Meet Dustin Demmers, One of Our Mighty Special Needs Teachers of the Year


Dustin teaches English

Dustin Demmers knew he had a gift working with students with special needs long before he had kids of his own. Demmers, 42, teaches students with all different types of needs at Floral Park Memorial in Floral Park, New York. His classes include an 11th grade English Regents preparation class that has English Second Language (ESL) learners and high needs students, and a language enrichment program for eighth graders. But his gift extends beyond his 15-year experience in the classroom. Demmers has two children, Jolie, 9, and Ethan, 6. Ethan was diagnosed with Duchenne’s muscular dystrophy in 2013. “I find that what I pursued in the name of my son has translated very well to what I do at school,” Demmers told The Mighty in an interview.

This school year, The Mighty asked its readers to nominate a special needs teacher who made a difference in their or their loved one’s life. To nominate, they submitted an essay to us. Our staff then picked five teachers, and Demmers made the cut.
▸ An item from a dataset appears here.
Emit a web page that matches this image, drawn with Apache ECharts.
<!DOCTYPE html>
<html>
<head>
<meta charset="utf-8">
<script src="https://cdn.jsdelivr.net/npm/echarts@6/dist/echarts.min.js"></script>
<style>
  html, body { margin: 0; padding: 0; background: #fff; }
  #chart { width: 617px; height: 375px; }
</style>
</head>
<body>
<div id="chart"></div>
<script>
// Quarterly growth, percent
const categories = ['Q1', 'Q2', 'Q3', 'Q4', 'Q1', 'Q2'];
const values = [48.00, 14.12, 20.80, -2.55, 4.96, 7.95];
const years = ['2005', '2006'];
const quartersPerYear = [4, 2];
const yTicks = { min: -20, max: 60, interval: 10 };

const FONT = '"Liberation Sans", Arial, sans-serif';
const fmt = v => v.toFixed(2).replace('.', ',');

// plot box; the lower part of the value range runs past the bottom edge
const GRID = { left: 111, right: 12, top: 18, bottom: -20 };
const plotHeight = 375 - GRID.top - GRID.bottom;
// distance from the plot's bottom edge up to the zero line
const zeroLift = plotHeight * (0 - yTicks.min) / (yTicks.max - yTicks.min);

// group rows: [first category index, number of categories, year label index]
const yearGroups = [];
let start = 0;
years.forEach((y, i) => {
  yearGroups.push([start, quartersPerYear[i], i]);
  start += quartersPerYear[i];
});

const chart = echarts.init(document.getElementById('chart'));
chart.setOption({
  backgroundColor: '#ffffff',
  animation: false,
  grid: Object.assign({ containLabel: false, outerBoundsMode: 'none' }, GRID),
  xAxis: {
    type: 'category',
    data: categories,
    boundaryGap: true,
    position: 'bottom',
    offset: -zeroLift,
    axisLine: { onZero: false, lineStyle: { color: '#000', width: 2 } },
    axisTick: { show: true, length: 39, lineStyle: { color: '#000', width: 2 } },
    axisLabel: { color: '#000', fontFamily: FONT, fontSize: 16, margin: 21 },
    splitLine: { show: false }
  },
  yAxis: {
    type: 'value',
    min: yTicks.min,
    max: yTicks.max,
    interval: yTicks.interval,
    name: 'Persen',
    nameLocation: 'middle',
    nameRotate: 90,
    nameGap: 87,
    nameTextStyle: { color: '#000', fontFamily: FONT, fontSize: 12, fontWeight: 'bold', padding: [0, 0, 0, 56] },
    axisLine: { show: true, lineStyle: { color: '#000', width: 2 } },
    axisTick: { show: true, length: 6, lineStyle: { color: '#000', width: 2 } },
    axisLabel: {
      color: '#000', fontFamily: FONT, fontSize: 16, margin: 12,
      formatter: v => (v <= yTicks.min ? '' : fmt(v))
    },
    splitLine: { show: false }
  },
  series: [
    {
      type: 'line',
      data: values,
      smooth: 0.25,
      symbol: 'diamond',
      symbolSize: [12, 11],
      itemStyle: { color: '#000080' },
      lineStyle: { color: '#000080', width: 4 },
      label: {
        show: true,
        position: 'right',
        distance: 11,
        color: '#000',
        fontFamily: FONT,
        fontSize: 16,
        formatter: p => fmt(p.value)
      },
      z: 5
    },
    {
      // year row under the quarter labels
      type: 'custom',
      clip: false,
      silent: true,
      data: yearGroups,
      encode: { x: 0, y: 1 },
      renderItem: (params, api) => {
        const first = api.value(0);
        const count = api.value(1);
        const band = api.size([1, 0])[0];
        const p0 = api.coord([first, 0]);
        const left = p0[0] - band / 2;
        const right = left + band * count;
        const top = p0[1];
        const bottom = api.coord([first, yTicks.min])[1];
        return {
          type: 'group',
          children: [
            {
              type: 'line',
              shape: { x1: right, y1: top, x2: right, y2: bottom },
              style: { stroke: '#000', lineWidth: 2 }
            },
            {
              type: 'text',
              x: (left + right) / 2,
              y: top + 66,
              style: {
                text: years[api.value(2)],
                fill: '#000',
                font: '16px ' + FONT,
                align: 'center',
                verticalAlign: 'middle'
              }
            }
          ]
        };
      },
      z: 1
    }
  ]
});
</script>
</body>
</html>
So we reached out to him to learn more about what makes him so Mighty.

What’s the most memorable thing either a student or a parent has said to you? For me, I think it’s more general memories of appreciation. Those have been the more powerful thing for me. I think with my son, who has Duchenne’s muscular dystrophy, I’ve had literally thousands of students come back and offer to help or offer prayers and support. It hits really hard every time. Someone I haven’t spoken to in so many years comes back and says something nice about my class or helps me or helps my son.
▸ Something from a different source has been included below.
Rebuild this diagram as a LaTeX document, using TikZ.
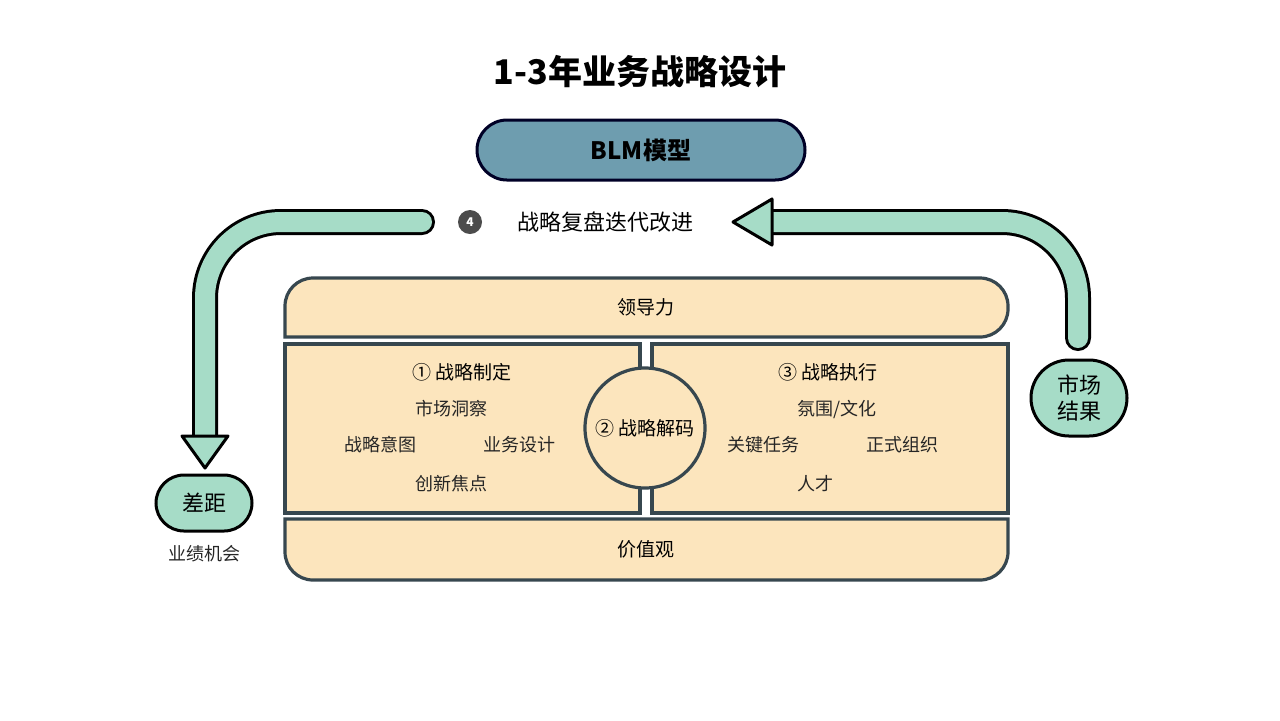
\documentclass[tikz,border=0pt]{standalone}
\usepackage{fontspec}
\setmainfont{Noto Sans CJK SC}
\usetikzlibrary{positioning}
\definecolor{cream}{HTML}{FCE5BD}
\definecolor{slate}{HTML}{37474F}
\definecolor{mint}{HTML}{A6DCC7}
\definecolor{steel}{HTML}{6E9DAF}
\tikzstyle{panel} = [draw=slate, line width=1.6pt, fill=cream]
\tikzstyle{label} = [font=\fontsize{9}{11}\selectfont, text=black!85]
\tikzstyle{head} = [font=\fontsize{9.5}{11}\selectfont, text=black]
\tikzstyle{bubble} = [draw=black, line width=1.5pt, fill=mint, rounded corners=14pt, font=\fontsize{11}{13}\selectfont, align=center, inner sep=2pt]
\tikzstyle{bandout} = [line width=13pt, black, line cap=round]
\tikzstyle{bandin} = [line width=10pt, mint, line cap=round]
\tikzstyle{tip} = [draw=black, line width=1.5pt, fill=mint, line join=round]

\begin{document}
\begin{tikzpicture}[x=0.5pt,y=-0.5pt]
\useasboundingbox (0,0) rectangle (1280,720);

\node (title) at (640,72) [font=\fontsize{17}{20}\selectfont\bfseries] {1-3年业务战略设计};
\node (blm) at (641,150) [draw=black!85!blue, line width=1.5pt, fill=steel, rounded corners=15pt, minimum width=164pt, minimum height=30pt, font=\fontsize{12}{14}\selectfont\bfseries] {BLM模型};

% loop arrows
\coordinate (lstart) at (422,222);
\coordinate (lturn) at (205,222);
\coordinate (lend) at (205,440);
\coordinate (rstart) at (1078,338);
\coordinate (rturn) at (1078,222);
\coordinate (rend) at (768,222);
\draw [bandout, rounded corners=38pt] (lstart) -- (lturn) -- (lend);
\draw [bandin, rounded corners=38pt] (lstart) -- (lturn) -- (lend);
\draw [bandout, rounded corners=38pt] (rstart) -- (rturn) -- (rend);
\draw [bandin, rounded corners=38pt] (rstart) -- (rturn) -- (rend);
\draw [tip] (182,436) -- (228,436) -- (205,468) -- cycle;
\draw [tip] (772,199) -- (772,245) -- (733,222) -- cycle;

\node (four) at (470,222) [circle, fill=black!70, inner sep=0pt, minimum size=12pt, text=white, font=\fontsize{6}{7}\selectfont\bfseries] {4};
\node (review) at (605,222) [font=\fontsize{11}{13}\selectfont] {战略复盘迭代改进};

\node (gap) at (204,503) [bubble, minimum width=48pt, minimum height=28pt] {差距};
\node (chance) [below=3pt of gap, label] {业绩机会};
\node (result) at (1079,398) [bubble, rounded corners=19pt, minimum width=48pt, minimum height=38pt] {市场\\结果};

% house
\draw [panel, rounded corners=14pt] (285,337) -- (285,278) -- (1008,278) -- (1008,337) [sharp corners] -- cycle;
\draw [panel] (285,344) rectangle (640,513);
\draw [panel] (652,344) rectangle (1008,513);
\draw [panel, rounded corners=14pt] (285,519) [sharp corners] -- (1008,519) [rounded corners=14pt] -- (1008,580) -- (285,580) [sharp corners] -- cycle;
\node (decode) at (645,428) [circle, panel, minimum size=60pt, inner sep=0pt, head] {② 战略解码};

\node (lead) at (646,307) [head] {领导力};
\node (value) at (646,549) [head] {价值观};
\node (form) at (462,372) [head] {① 战略制定};
\node (insight) at (451,409) [label] {市场洞察};
\node (intent) at (380,445) [label] {战略意图};
\node (design) at (519,445) [label] {业务设计};
\node (innov) at (451,484) [label] {创新焦点};
\node (exec) at (828,372) [head] {③ 战略执行};
\node (culture) at (837,409) [label] {氛围/文化};
\node (task) at (763,445) [label] {关键任务};
\node (org) at (902,445) [label] {正式组织};
\node (talent) at (815,484) [label] {人才};
\end{tikzpicture}
\end{document}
They have a dodgeball tournament at our school and this one group of guys, for the sake of raising awareness about my son’s condition, named their team “Team Ethan.” They made their own shirts and they printed one up for Ethan and for me. They did it completely on their own and completely voluntarily.

Dustin is always thrilled when students help raise awareness about his son

I find that what I pursued in the name of my son has translated well to what I do at school in my classes. It’s a conversation I don’t think people have often because it’s not something present for a lot of people. I don’t think people understand how to look at and interact with people who are in a wheelchair. A wheelchair is something that needs to be disarmed a little for people.

Jack playing in his basketball tournament

What’s the most challenging part of your job? The most challenging part of my job today is when you see students who need things and when the school is not able to accommodate the students for certain things. When there are programs in place that keep the building running but sometimes are difficult to challenge when a student or two or three have a need beyond the institutional directives. A student in the past really pointed out to me that a lot is done to help keep things flowing, but sometimes the way things are going don’t work for every single person. And even though it might make sense to keep things going for the majority of people, it’s difficult. Something else that’s difficult is when a student opens up about something troubling that’s beyond academics. When a student says something to me about something going on in his or her life about getting bullied or having something going on at home, I think that hits hard for me. I get upset by stuff like that. It hurts.

What advice would you give to someone just starting out as a special needs educator? You always have to look at your students as people before anything else. To me that has been the most successful thing. For better or for worse, whether they’re having a bad day or a good day, understanding that they’re people capable of the same exact feelings, of their own kind of intelligence, of their own kind of mischief even. If you can appreciate that on the human level, then all the other stuff is a lot easier to do. It’s a lot easier to teach when you understand that you’re teaching someone who’s a real person inside first.

Jolie, Dustin and Ethan at a fundraising event for Duchenne’s muscular dystrophy

What’s the most rewarding part of your job? Getting to talk to the students, and if you’re lucky enough, to catch a day where a lightbulb goes on; that’s a great day. When they talk to you like a person and they talk about what’s important to them, they just light up when someone is willing to listen to what they’re interested in. Those kind of moments can happen all the time if they believe someone cares about what they have to say. That to me is the best part of my day, just taking those extra seconds to look them in the eyes when they’re speaking and to let them finish their sentence. You can tell they feel valued, and that’s important. It’s one of those things, when you figure it out, how could there be any other way to do things?

Dustin and his students in Nicaragua with BuildOn

If you had a $1,000 grant for your classroom, what would you buy? I would love to have some sort of periodical that allows us to access things that are present and relevant in their lives. With the vast majority of students I have now, The New York Times would be something great. Also, I would love to get everyone a really nice journal. I love Moleskine journals. To let my students have something like that, that they’d want to keep for the rest of their lives, that they could just put anything into that’s not just a notebook, but something where they can write thoughts they’re really invested in.

What’s your favorite thing to teach? English. When they look at a piece of writing as more than just the words on the page. When they start connecting the meaning of rhetorical devices and strategies. I also like to conference them with writing. Then, I don’t spend weeks and weeks of my life grading papers. If I take two of their essays and spend time talking to them, I feel like they learn more about writing and how to use language effectively in that conference than they do in a whole week’s worth of lessons that sort of wash over them. I really like teaching writing. One of the things that fires me up is when I get to ask the questions and then I’m pretty much out of the conversation, when we get in a class debate and I get to listen to them go back and forth between each other.